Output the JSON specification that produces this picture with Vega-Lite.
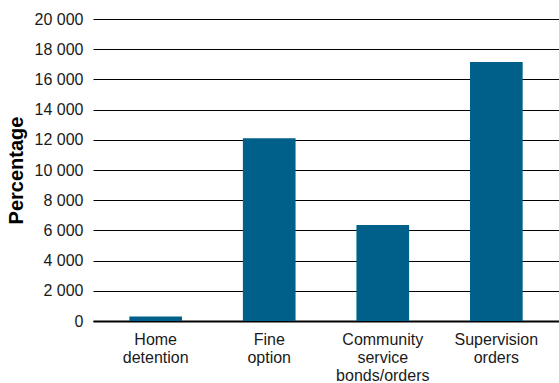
{
  "$schema": "https://vega.github.io/schema/vega-lite/v6.json",
  "autosize": "none",
  "width": 466,
  "height": 302,
  "padding": {"left": 93, "top": 19, "right": 0, "bottom": 62},
  "background": "white",
  "data": {
    "values": [
      {"category": "Home|detention", "value": 290},
      {"category": "Fine|option", "value": 12100},
      {"category": "Community|service|bonds/orders", "value": 6360},
      {"category": "Supervision|orders", "value": 17150}
    ]
  },
  "mark": {"type": "bar", "color": "#00608a"},
  "encoding": {
    "x": {
      "field": "category",
      "type": "nominal",
      "sort": null,
      "scale": {"paddingInner": 0.536, "paddingOuter": 0.32},
      "axis": {
        "title": null,
        "labelAngle": 0,
        "labelExpr": "split(datum.label, '|')",
        "labelFont": "Liberation Sans",
        "labelFontSize": 16,
        "labelLineHeight": 18,
        "labelColor": "#1a1a1a",
        "labelPadding": 10,
        "ticks": false,
        "domainColor": "#000000",
        "domainWidth": 2,
        "grid": false
      }
    },
    "y": {
      "field": "value",
      "type": "quantitative",
      "scale": {"domain": [0, 20000], "nice": false},
      "axis": {
        "title": "Percentage",
        "titleFont": "Liberation Sans",
        "titleFontSize": 20,
        "titleFontWeight": "bold",
        "titleColor": "#000000",
        "titlePadding": 8,
        "values": [0, 2000, 4000, 6000, 8000, 10000, 12000, 14000, 16000, 18000, 20000],
        "labelExpr": "replace(format(datum.value, ','), ',', ' ')",
        "labelFont": "Liberation Sans",
        "labelFontSize": 16,
        "labelColor": "#1a1a1a",
        "labelPadding": 10,
        "ticks": false,
        "domain": false,
        "grid": true,
        "gridColor": "#000000",
        "gridWidth": 1,
        "gridOpacity": 1
      }
    }
  },
  "config": {
    "view": {"stroke": null}
  }
}
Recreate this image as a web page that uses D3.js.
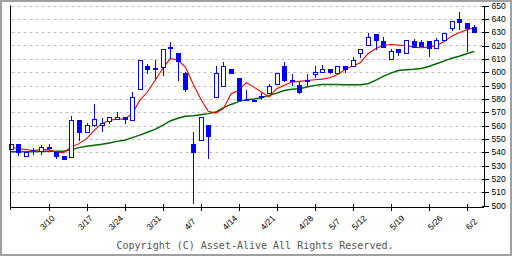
<!DOCTYPE html>
<meta charset="utf-8">
<style>
body { margin: 0; background: #fff; }
.grid line { stroke: #c0c0c0; stroke-dasharray: 3,3; }
.axis path, .axis line { stroke: #000; shape-rendering: crispEdges; }
.axis text, .dlabel { font-family: "Liberation Sans", Arial, sans-serif; font-size: 8.5px; fill: #000; }
</style>
<body>
<script src="https://d3js.org/d3.v7.min.js"></script>
<script>

// daily candles
var opens  = [542.5,546.5,537.5,541.5,541,544,540,537.5,537,564.5,555,560.5,560.5,563.5,565,566.5,564.5,587,605,602,603.5,619,614.5,599,546.5,549.5,560.5,581.5,590,602.5,596,579.5,579.5,582,584.5,591.5,605,594,590.5,593.5,599,600,602.5,599.5,605,605,614,620.5,629,623.5,609.5,617.5,614.5,623.5,623,623.5,618.5,624.5,632.5,640,637,634];
var highs  = [546.5,546.5,540.5,543.5,545.5,546,540,537.5,567,564.5,562,576,566,566.5,570.5,566.5,585,609,606.5,609.5,617,623,614.5,600.5,555,566.5,560.5,605,608,602.5,596,587,579.5,584.5,591,599.5,608,598.5,592.5,599,605,605.5,602.5,605,605,611.5,617,629.5,629,626.5,617.5,617.5,624.5,625,624.5,623.5,626,629.5,638,645,637,635.5];
var lows   = [542.5,537,536.5,538,538,542.5,535,534.5,536,548.5,555,559,555,561.5,564,561,564.5,587,598.5,594.5,597,610,593.5,585,501.5,549.5,535,581.5,590,599,578.5,578.5,578,579,584.5,591.5,592.5,590,583.5,590,595.5,599.5,598.5,599.5,599.5,605,611,620.5,617,618.5,609.5,612.5,614.5,618.5,619,611.5,618.5,624.5,631,632,615,629.5];
var closes = [546.5,539.5,540.5,541,544,542.5,536.5,534.5,564.5,554.5,560.5,565,562,566.5,566.5,564.5,581.5,609,602,603,617,617.5,608,586.5,539.5,566.5,551.5,599.5,605,599,578.5,578.5,578,582.5,590,599.5,594,594.5,584.5,594,600.5,602.5,599.5,605,602,609.5,617,626.5,623.5,618.5,615.5,614.5,624.5,618.5,619,617.5,624.5,629.5,638,637,632.5,629.5];

// moving averages (red short, green long)
var maShort = [544,542.6,542,541.2,541.8,541.9,540,539.7,543.9,546.4,550.1,556.4,561.4,563.9,564.8,564.8,568.9,578.8,585.1,593.8,602.6,610.1,609.3,603.8,591.3,580.1,570.6,569.3,572.6,583.8,586.3,592.1,588.8,585.1,581.3,587.6,590.1,592.6,593.1,593.8,594.3,594.8,595.8,598.3,602.1,604.6,607.1,613.8,617.6,620,620.8,620.3,620,618.8,618.3,618.8,620,622.8,627,629.5,631.8,633.3];
var maLong  = [540.3,540.3,540.4,540.5,540.5,540.6,540.6,540.7,541.9,543.4,544.4,545.1,545.9,546.9,548.1,548.9,550.9,552.8,554.9,557.1,560.1,563.4,565.4,566.9,567.4,568.1,568.9,570.1,573.4,575.8,577.9,579.4,579.8,580.8,582.6,584.3,586.3,587.1,587.6,588.8,590.1,590.8,590.8,590.8,590.6,590.6,590.6,591.3,593.8,596.8,599.3,601.3,601.8,602.1,602.8,604.3,606.3,608.3,610.5,612,613.8,615.6];

// tick marks every 5 sessions; date labels sit under the candle of that date
var tickIdx    = [5,10,15,20,25,30,35,40,45,50,55,60];
var labelIdx   = [5,10,14,19,24,29,34,39,43,46,51,56,61];
var tickLabels = ["3/10","3/17","3/24","3/31","4/7","4/14","4/21","4/28","5/7","5/12","5/19","5/26","6/2"];
var yTicks = d3.range(500, 651, 10);
var gridTicks = d3.range(510, 651, 10);

var width = 512, height = 256;

var x = d3.scaleLinear().domain([0, 62.2]).range([10.5, 483.5]);
var y = d3.scaleLinear().domain([500, 650]).range([205.5, 5.5]);

var svg = d3.select("body").append("svg")
    .attr("width", width)
    .attr("height", height);

// frame
svg.append("rect")
    .attr("x", 1).attr("y", 1)
    .attr("width", width - 2).attr("height", height - 2)
    .attr("fill", "#fff")
    .attr("stroke", "#a0a0a0")
    .attr("stroke-width", 2);

// dashed grid
svg.append("g").attr("class", "grid")
  .selectAll("line")
    .data(gridTicks)
  .enter().append("line")
    .attr("x1", x(0) + 1).attr("x2", x.range()[1] - 1)
    .attr("y1", function(d) { return Math.round(y(d)) + 0.5; })
    .attr("y2", function(d) { return Math.round(y(d)) + 0.5; });

// moving average lines
var line = function(arr) {
  return d3.line()
    .x(function(d, i) { return x(i); })
    .y(function(d) { return y(d); })(arr);
};

svg.append("path")
    .attr("d", line(maLong))
    .attr("fill", "none")
    .attr("stroke", "#006600")
    .attr("stroke-width", 1.5);

svg.append("path")
    .attr("d", line(maShort))
    .attr("fill", "none")
    .attr("stroke", "#ff0000")
    .attr("stroke-width", 1.1);

// candles
var candles = svg.append("g")
  .selectAll("g")
    .data(opens.map(function(o, i) { return {i: i, o: o, h: highs[i], l: lows[i], c: closes[i]}; }))
  .enter().append("g")
    .attr("shape-rendering", "crispEdges");

candles.append("line")
    .attr("x1", function(d) { return Math.round(x(d.i)) + 0.5; })
    .attr("x2", function(d) { return Math.round(x(d.i)) + 0.5; })
    .attr("y1", function(d) { return y(d.h); })
    .attr("y2", function(d) { return y(d.l); })
    .attr("stroke", "#0000ff");

candles.append("rect")
    .attr("x", function(d) { var k = Math.round(x(d.i)); return d.c >= d.o ? k - 1.5 : k - 2; })
    .attr("width", function(d) { return d.c >= d.o ? 4 : 5; })
    .attr("y", function(d) { return Math.round(y(Math.max(d.o, d.c))) + (d.c >= d.o ? 0.5 : 0); })
    .attr("height", function(d) { return Math.max(1, Math.round(y(Math.min(d.o, d.c)) - y(Math.max(d.o, d.c)))); })
    .attr("fill", function(d) { return d.c >= d.o ? "#fff" : "#0000ff"; })
    .attr("stroke", function(d) { return d.c >= d.o ? "#0000ff" : "none"; });

// left border line of plot
svg.append("line")
    .attr("x1", x(0)).attr("x2", x(0))
    .attr("y1", y(650)).attr("y2", y(500) + 4.5)
    .attr("stroke", "#000");

// right price axis
var yAxis = svg.append("g")
    .attr("class", "axis")
    .attr("transform", "translate(" + x.range()[1] + ",0)")
    .call(d3.axisRight(y).tickValues(yTicks).tickSizeInner(5).tickSizeOuter(0).tickPadding(3).tickFormat(d3.format("d")));
yAxis.selectAll(".tick line").attr("x1", -2);

// bottom date axis (ticks only)
var xAxis = svg.append("g")
    .attr("class", "axis")
    .attr("transform", "translate(0," + (y(500) + 1) + ")")
    .call(d3.axisBottom(x).tickValues(tickIdx).tickSizeInner(4).tickSizeOuter(0).tickFormat(""));
xAxis.selectAll(".tick line").attr("y1", -3);

// date labels, rotated
svg.append("g")
  .selectAll("text")
    .data(tickLabels)
  .enter().append("text")
    .attr("class", "dlabel")
    .attr("text-anchor", "start")
    .attr("transform", function(d, i) {
      return "translate(" + (x(labelIdx[i]) - 5) + "," + (y(500) + 25) + ") rotate(-45)";
    })
    .text(function(d) { return d; });

// copyright
svg.append("text")
    .attr("x", 255)
    .attr("y", 249)
    .attr("text-anchor", "middle")
    .style("font-family", "'DejaVu Sans Mono', monospace")
    .style("font-size", "10px")
    .style("fill", "#555")
    .text("Copyright (C) Asset-Alive All Rights Reserved.");

</script>
</body>
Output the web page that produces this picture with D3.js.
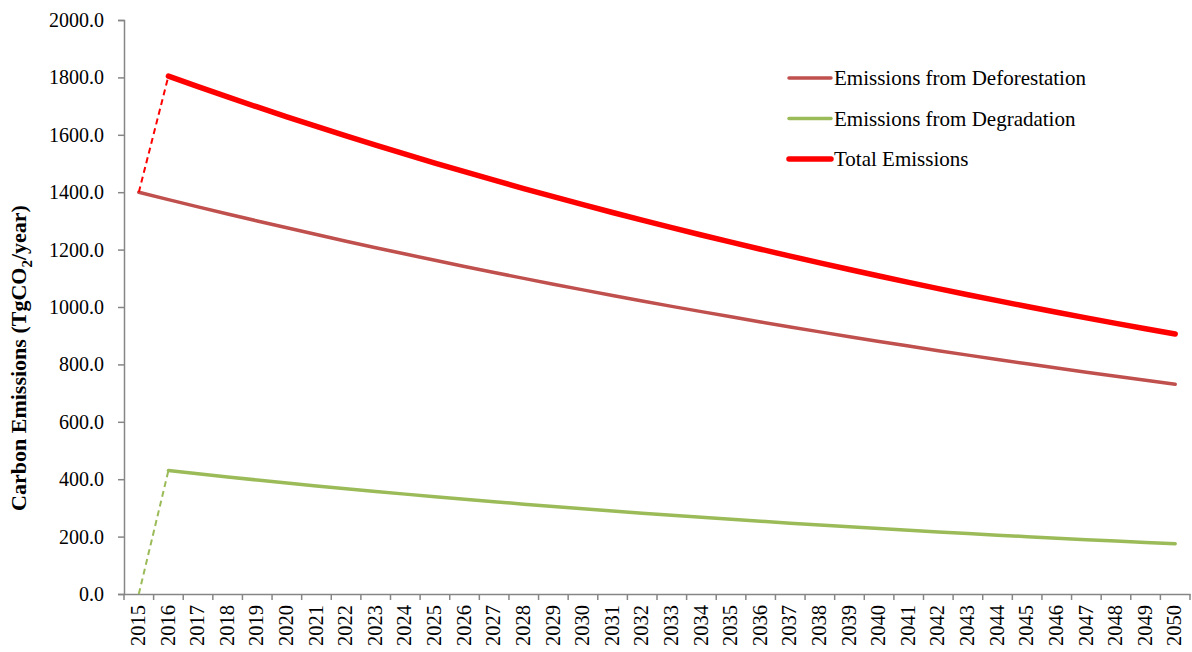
<!DOCTYPE html>
<html>
<head>
<meta charset="utf-8">
<script src="https://cdn.jsdelivr.net/npm/d3@7"></script>
<style>
  html, body { margin: 0; padding: 0; background: #fff; }
  svg { display: block; }
  text { font-family: "Liberation Serif", "Times New Roman", serif; fill: #000; }
</style>
</head>
<body>
<svg id="chart" width="1192" height="652"></svg>
<script>
const years = ["2015","2016","2017","2018","2019","2020","2021","2022","2023","2024","2025","2026","2027","2028","2029","2030","2031","2032","2033","2034","2035","2036","2037","2038","2039","2040","2041","2042","2043","2044","2045","2046","2047","2048","2049","2050"];

const deforestation = [1400.0,1374.2,1348.9,1324.1,1299.8,1275.9,1252.4,1229.3,1206.7,1184.5,1162.7,1141.3,1120.3,1099.7,1079.5,1059.6,1040.1,1021.0,1002.2,983.8,965.7,947.9,930.5,913.3,896.5,880.0,863.8,847.9,832.3,817.0,802.0,787.3,772.8,758.5,744.6,730.9];

const degradation = [0.0,430.0,418.8,407.9,397.2,386.8,376.7,366.9,357.3,348.0,338.9,330.1,321.5,313.1,304.9,296.9,289.2,281.6,274.3,267.1,260.2,253.4,246.8,240.3,234.1,227.9,222.0,216.2,210.6,205.1,199.7,194.5,189.4,184.5,179.7,175.0];

const total = [1400.0,1804.2,1767.7,1732.0,1697.0,1662.7,1629.1,1596.2,1564.0,1532.5,1501.6,1471.4,1441.8,1412.8,1384.4,1356.5,1329.3,1302.6,1276.5,1250.9,1225.9,1201.3,1177.3,1153.6,1130.6,1107.9,1085.8,1064.1,1042.9,1022.1,1001.7,981.8,962.2,943.0,924.3,905.9];

const yTicks = [0,200,400,600,800,1000,1200,1400,1600,1800,2000];

const seriesNames = ["Emissions from Deforestation","Emissions from Degradation","Total Emissions"];
const seriesColors = ["#C0504D","#9BBB59","#FF0000"];
const seriesWidths = [3.5,3.5,5.5];

const svg = d3.select("#chart");
const margin = {left:124, right:2, top:20, bottom:58};
const W = 1192, H = 652;
const FONT = "'Liberation Serif', 'Times New Roman', serif";

const x = d3.scaleBand().domain(years).range([margin.left, W - margin.right]).padding(0);
const y = d3.scaleLinear().domain([0,2000]).range([H - margin.bottom, margin.top]);
const cx = d => x(d) + x.bandwidth()/2;

// Axes
const yAxis = d3.axisLeft(y).tickValues(yTicks).tickFormat(d3.format(".1f")).tickSize(6).tickPadding(14);
const gy = svg.append("g").attr("transform", `translate(${margin.left},0)`).call(yAxis);
gy.attr("font-family", null);
gy.select(".domain").attr("stroke","#868686").attr("stroke-width",1.5);
gy.selectAll(".tick line").attr("stroke","#868686").attr("stroke-width",1.5);
gy.selectAll(".tick text").style("font-size","20px").style("font-family",FONT);

const xAxis = d3.axisBottom(x).tickSize(0).tickPadding(0);
const gx = svg.append("g").attr("transform", `translate(0,${y(0)})`).call(xAxis);
gx.attr("font-family", null);
gx.select(".domain").attr("stroke","#868686").attr("stroke-width",1.5);
gx.selectAll(".tick text")
  .style("font-size","20.5px").style("font-family",FONT)
  .attr("transform", "rotate(-90)")
  .attr("x", -11).attr("y", -1).attr("dy","0.35em")
  .attr("text-anchor","end");
// band boundary tick marks
const boundaries = years.map(d => x(d)).concat([x(years[years.length-1]) + x.bandwidth()]);
svg.append("g").selectAll("line").data(boundaries).join("line")
  .attr("x1", d => d).attr("x2", d => d)
  .attr("y1", y(0)).attr("y2", y(0) + 6)
  .attr("stroke","#868686").attr("stroke-width",1.5);

// Y title
svg.append("text")
  .attr("transform", `translate(26,358) rotate(-90)`)
  .attr("text-anchor","middle")
  .style("font-size","22px").style("font-weight","bold").style("font-family",FONT)
  .call(t => {
    t.append("tspan").text("Carbon Emissions (TgCO");
    t.append("tspan").text("2").attr("dy","6").style("font-size","15px");
    t.append("tspan").text("/year)").attr("dy","-6");
  });

const line = d3.line().x(d => cx(d.year)).y(d => y(d.v));
const toPts = arr => arr.map((v,i) => ({year: years[i], v}));

const datasets = [deforestation, degradation, total];
// Deforestation: fully solid
svg.append("path").datum(toPts(deforestation))
  .attr("d", line).attr("fill","none")
  .attr("stroke", seriesColors[0]).attr("stroke-width", seriesWidths[0])
  .attr("stroke-linecap","round").attr("stroke-linejoin","round");

// Degradation & total: dashed first segment, solid rest
[1,2].forEach(k => {
  const pts = toPts(datasets[k]);
  svg.append("path").datum(pts.slice(0,2))
    .attr("d", line).attr("fill","none")
    .attr("stroke", seriesColors[k]).attr("stroke-width", 2)
    .attr("stroke-dasharray","6,4");
  svg.append("path").datum(pts.slice(1))
    .attr("d", line).attr("fill","none")
    .attr("stroke", seriesColors[k]).attr("stroke-width", seriesWidths[k])
    .attr("stroke-linecap","round").attr("stroke-linejoin","round");
});

// Legend
const lg = svg.append("g").attr("transform","translate(789,78)");
seriesNames.forEach((name,i) => {
  const g = lg.append("g").attr("transform", `translate(0,${i*40.5})`);
  g.append("line").attr("x1",0).attr("x2",42).attr("y1",0).attr("y2",0)
    .attr("stroke", seriesColors[i]).attr("stroke-width", seriesWidths[i]).attr("stroke-linecap","round");
  g.append("text").attr("x",45).attr("y",0).attr("dy","0.35em")
    .style("font-size","21px").style("font-family",FONT).text(name);
});
</script>
</body>
</html>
☆ ☆ ☆
_Set task:_
Say how many lines above contain the string "Output". Answer with the number only.

_Task solution:_
2